Kalish repeated her survey after the Internet made quick work of people-searching. “The Internet is creating these couples,” says Kalish. “Lost loves who would not have looked for each other earlier are now brought together through websites like Reunion.com.”

And therein looms a dark dilemma. “There is a decidedly detrimental and unexpected consequence to looking for a lost love online,” she cautions, and that is the destruction of existing marriages, often happy ones. In her first wave of research, Kalish says the affair rate among the couples was 30%; in her Internet-era study, that jumped to 62%.

“These already married participants had not gone looking for trouble,” Kalish says. But the scenario often played out in a predictable way. One lost love contacted another, and even though that person was married, an affair ensued. “These people did not expect the reappearance of a lost love to carry such a wallop. They thought they could merely catch up on old times, get ‘closure,’ or see an old friend.”

What’s the difference between a person who sends that first, inquiring email and the one who doesn’t? The non-re-kindlers, as Kalish calls them, were older when they dated their first loves than the re-kindlers; they had much shorter first-love romances and took less time to recover emotionally from the breakup; they’d separated from their first loves because they weren’t getting along, or had different expectations, or there was physical, sexual or substance abuse, compared to the re-kindlers’ situational factors (left for college or the military; parental disapproval, etc.). A full 70% of the non-re-kindlers said they would not try reunions with their first loves, even if they could.

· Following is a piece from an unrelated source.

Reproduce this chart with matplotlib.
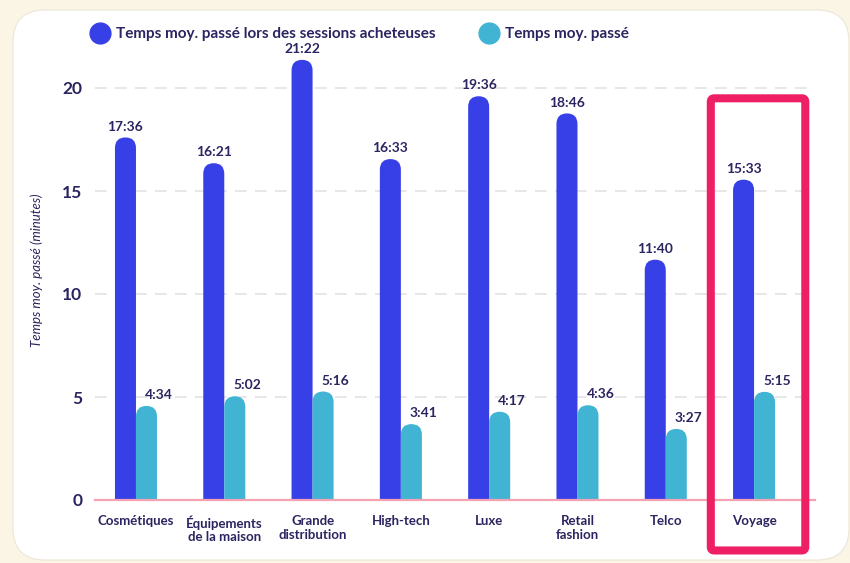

The new study participants didn’t enjoy the same reunion success as the first—that number plummeted to 56% from 72% in the initial study—because most of the people who had affairs did not leave their marriages. “For the few reunited lost loves who did leave their marriages to marry each other, they had no regrets and the divorce rate was .4%. They took years to carefully consider this decision. But there was lingering pain, nonetheless,” Kalish says. Some could no longer live with their children; others lost their community standing and friendships; others took a financial hit as they divided businesses and assets with ex-spouses. And there was the enduring guilt about hurting innocent people—the children and the jilted spouse. 

Kalish points out a telling difference between re-kindlers and a garden-variety affair. In an ordinary affair, the couple has no history together and may not know each other well. It’s more about excitement. But lost and found loves share a history and know each other deeply even after so much time has passed. If their original relationship was interrupted by external factors, they seek the control they lacked the first time around, when situations or parents broke the relationship. For those who want to leave lost-love reunions, “It’s very hard,” she says. “I would liken it for some people to an addiction, where you have to do it one day at a time and cold turkey. Any kind of backsliding, you’re back to square one, just like the alcoholic.”

While reuniting with your first love might work well for people who are single, widowed or divorced and had a good relationship the first time around, Kalish cautions that people who are not planning to leave their marriages should avoid the first love reunion. “If one is married just don’t do it,” she says. “Odds are pretty high you’re going to be devastated.”